Dave Dunaway

No. 29, 45, 83
- Position: Wide receiver

Personal information
- Born: January 19, 1945 Philadelphia, Pennsylvania, U.S.
- Died: March 12, 2001 (aged 56) Raleigh, North Carolina, U.S.
- Listed height: 6 ft 2 in (1.88 m)
- Listed weight: 205 lb (93 kg)

Career information
- High school: Jacksonville (NC)
- College: Duke (1963-1966)
- NFL draft: 1967: 2nd round, 41st overall pick

Career history
- Green Bay Packers (1967–1968); Atlanta Falcons (1968); New York Giants (1969);

Awards and highlights
- First-team All-ACC (1966);

Career NFL statistics
- Receptions: 2
- Receiving yards: 37
- Punts: 13
- Punting yards: 497
- Longest punt: 52
- Stats at Pro Football Reference

= Dave Dunaway =

American football player (1945–2001)

Dave Dunaway (January 19, 1945 – March 12, 2001) was a wide receiver in the National Football League (NFL).

==Biography==
Dunaway was born David Harry Dunaway on January 19, 1945, in Philadelphia, Pennsylvania.
He died March 12, 2001, at age 56 in Raleigh, North Carolina.
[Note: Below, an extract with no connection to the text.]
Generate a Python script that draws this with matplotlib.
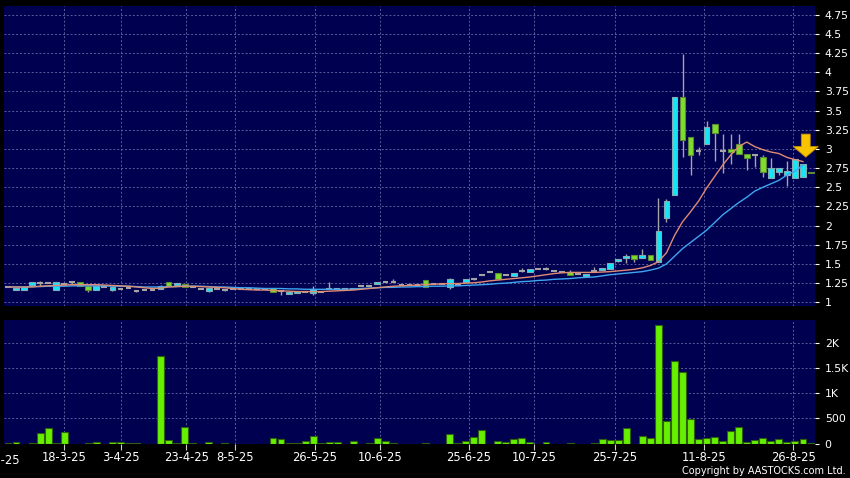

==High school and college==
Dunaway was an outstanding high school football player in Jacksonville, North Carolina. He was also a high school track and field star there. At the 1963 North Carolina State Track and Field Championships, he not only won in the 100 yard dash, the 220 and the high jump, he set records for the state meet in all three events. He played at the collegiate level at Duke University, where he played with future NFL linebacker Bob Matheson. At Duke University, he played football from 1964 to 1966, and caught 75 passes for 1145 yards. In 1965, he finished first in the Atlantic Coast Conference in yards per catch and second in touchdowns. In his senior season, his 614 receiving yards led the ACC. He was honored with selection as a first-team all-ACC end, and to the 1967 College All-Star football team.
He wore number 86 at Duke.

==NFL career==
Dunaway was drafted by the Green Bay Packers in the second round of the 1967 NFL/AFL draft, the 41st overall pick. Dunaway spent the entire 1967 season on the Packers' taxi squad. He began the 1968 NFL season with the Packers, but was cut after playing in only two games. He was then picked up by the Atlanta Falcons and was with them for 8 games. However, he had no catches for either team in 1968. He was cut by the Falcons late in the 1969 preseason, and was briefly on the Washington Redskins taxi squad, before signing with the New York Giants. The Giants promoted him from their taxi squad chiefly to become the team's fourth punter in four seasons. While he only was on the active roster with the Giants for the final three games of the 1969 season, his only marks in NFL statistics came there. He punted 13 times for a 38.2 yard average, caught two passes for a total of 37 yards (both in a 49–6 blowout win over the St. Louis Cardinals) His lone carry was for 4 yards for the Giants, but it was an important play. It came on a successful fake punt that helped lead the Giants on a 4th quarter game-winning drive against the Pittsburgh Steelers. However, the Giants cut Dunaway in September 1970, shortly before the season opener. Instead, the Giants handed their punting duties to Bill Johnson, who had punted the four previous years for the minor league Orlando Panthers.

He can be seen in clips, especially from a week 5 episode of This Week in Pro Football shown in 1969, from NFL Films wearing number 45 on the side lines as Head Coach Norm Van Brocklin is shown talking to various players during a mid season game against the Giants while Dunaway was a member of the Atlanta Falcons in 1968. Dunaway wore a different number at each of his NFL stops: 29 with the Packers, 45 with the Falcons and 83 with the Giants.